Der Sprachenrat Saar sucht dieses Ziel durch Zusammenarbeit zwischen den Institutionen zu erreichen, die in ihm vertreten sind; er bemüht sich darüberhinaus um Kooperation mit Institutionen und Persönlichkeiten, die sich ebenfalls zum Ziel gesetzt haben, die Sprachen – innerhalb oder außerhalb der Region – zu fördern.

In zunehmendem Maße wird auch in der Öffentlichkeit deutlich, dass sich „Sprachkenntnisse“ keinesfalls im Kennen von Vokabeln oder grammatischen Strukturen erschöpfen; gerade im Grenzraum wird die Bedeutung der interkulturellen Kompetenz, der Verhandlungfehigkeit, des Verstehens von Mentalitäten im gesellschaftlichen, betrieblichen und privaten Bereich besonders deutlich. Erst durch einen derartig weit gefassten Begriff von „Sprache“ erhalten die Bemühungen um die Förderung von Sprachen auch einen praktischen, breit gestreuten und für die Region fruchtbaren Wert. Der Sprachenrat wird, wenn er zu diesem Ziel beitragen will, mit Mut diese innovatorischen Ansätze unterstützen müssen. Er wird sich daher in Zukunft mit den Fragen, die in der Sprache und in den Sprachkulturen sowie in deren Kontakten enthalten sind, befassen sollen.
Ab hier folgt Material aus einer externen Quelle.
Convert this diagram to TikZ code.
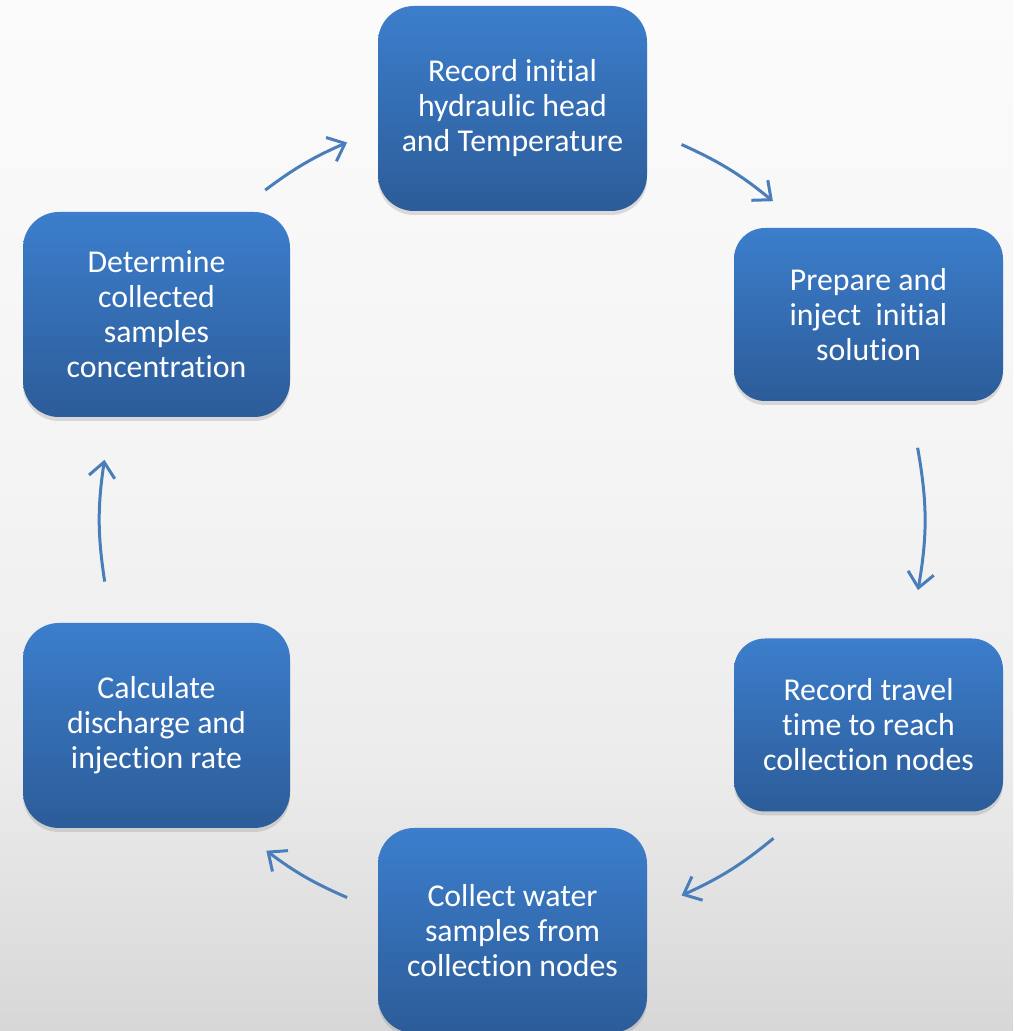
\documentclass[tikz,border=0pt]{standalone}
\usepackage{fontspec}
\setmainfont[Ligatures={NoCommon}]{Carlito}
\usetikzlibrary{arrows.meta,shadows,calc}
\definecolor{boxtop}{RGB}{60,126,204}
\definecolor{boxbot}{RGB}{44,92,153}
\definecolor{arr}{RGB}{74,126,187}
\definecolor{bgtop}{RGB}{251,251,251}
\definecolor{bgmid2}{RGB}{244,244,244}
\definecolor{bgmid1}{RGB}{236,236,236}
\definecolor{bgbot}{RGB}{215,215,215}
\pgfdeclareverticalshading{bgshade}{100bp}{color(0bp)=(bgbot); color(25bp)=(bgbot); color(38bp)=(bgmid1); color(52bp)=(bgmid2); color(75bp)=(bgtop); color(100bp)=(bgtop)}
\begin{document}
\begin{tikzpicture}[x=1pt,y=1pt,
  stepbox/.style={rounded corners=36pt, minimum width=269pt, minimum height=205pt,
    inner sep=0pt, align=center, text=white, font=\fontsize{31.8}{35}\selectfont,
    top color=boxtop, bottom color=boxbot, draw=none,
    drop shadow={shadow xshift=0pt, shadow yshift=-4pt, opacity=0.25}},
  shortbox/.style={stepbox, minimum height=173pt, rounded corners=31pt},
  cyc/.style={draw=arr, line width=3pt, -{Straight Barb[length=15pt,width=26pt]}, bend left=#1}
]
\shade[shading=bgshade] (0,0) rectangle (1013,1031);
\useasboundingbox (0,0) rectangle (1013,1031);

\node[stepbox] (rec) at (512.5,922.5) {Record initial\\hydraulic head\\and Temperature};
\node[shortbox] (prep) at (868.5,716.5) {Prepare and\\inject~ initial\\solution};
\node[shortbox] (trav) at (868.5,306) {Record travel\\time to reach\\collection nodes};
\node[stepbox] (coll) at (512.5,100.5) {Collect water\\samples from\\collection nodes};
\node[stepbox, minimum width=267pt] (calcq) at (156.5,305.5) {Calculate\\discharge and\\injection rate};
\node[stepbox, minimum width=267pt] (det) at (156.5,716.5) {Determine\\collected\\samples\\concentration};

\coordinate (c) at (512,511);
\coordinate (a1s) at ($(c)+(126.8:412)$);
\coordinate (a1e) at ($(c)+(113.6:412)$);
\coordinate (a2s) at ($(c)+(65.7:412)$);
\coordinate (a2e) at ($(c)+(50.7:412)$);
\coordinate (a3s) at ($(c)+(10.1:412)$);
\coordinate (a3e) at ($(c)+(-9.8:412)$);
\coordinate (a4s) at ($(c)+(-50.6:412)$);
\coordinate (a4e) at ($(c)+(-65.7:412)$);
\coordinate (a5s) at ($(c)+(-113.6:412)$);
\coordinate (a5e) at ($(c)+(-126.6:412)$);
\coordinate (a6s) at ($(c)+(188.6:412)$);
\coordinate (a6e) at ($(c)+(171.6:412)$);

\draw[cyc=6.6] (a1s) to (a1e);
\draw[cyc=7.5] (a2s) to (a2e);
\draw[cyc=10] (a3s) to (a3e);
\draw[cyc=7.5] (a4s) to (a4e);
\draw[cyc=6.6] (a5s) to (a5e);
\draw[cyc=8.5] (a6s) to (a6e);
\end{tikzpicture}
\end{document}
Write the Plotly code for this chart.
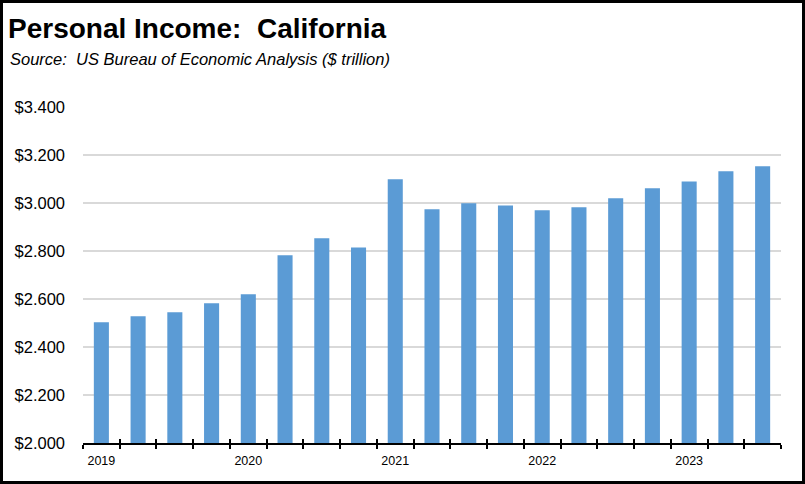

Alle Bemühungen um die Förderung von Sprachkenntnissen sind zugleich eine Hilfe für den Einzelnen und für die Gesellschaft; sie sind in der heutigen Welt hilfreich oder sogar unerlässlich für den privaten wie für den beruflichen Bereich. Sprachen stellen einen wirtschaftlichen Faktor dar, den man für einen Betrieb ebenso wie für den Einzelnen ausrechnen kann. Der Sprachenrat wird über diese Interpretation der Sprachen als einem zugleich wirtschaftlichen, sozialen und kulturellen Faktor beraten und beschließen müssen, wenn er daran interessiert ist, Kräfte in der Gesellschaft zu wecken und zur Entfaltung zu bringen.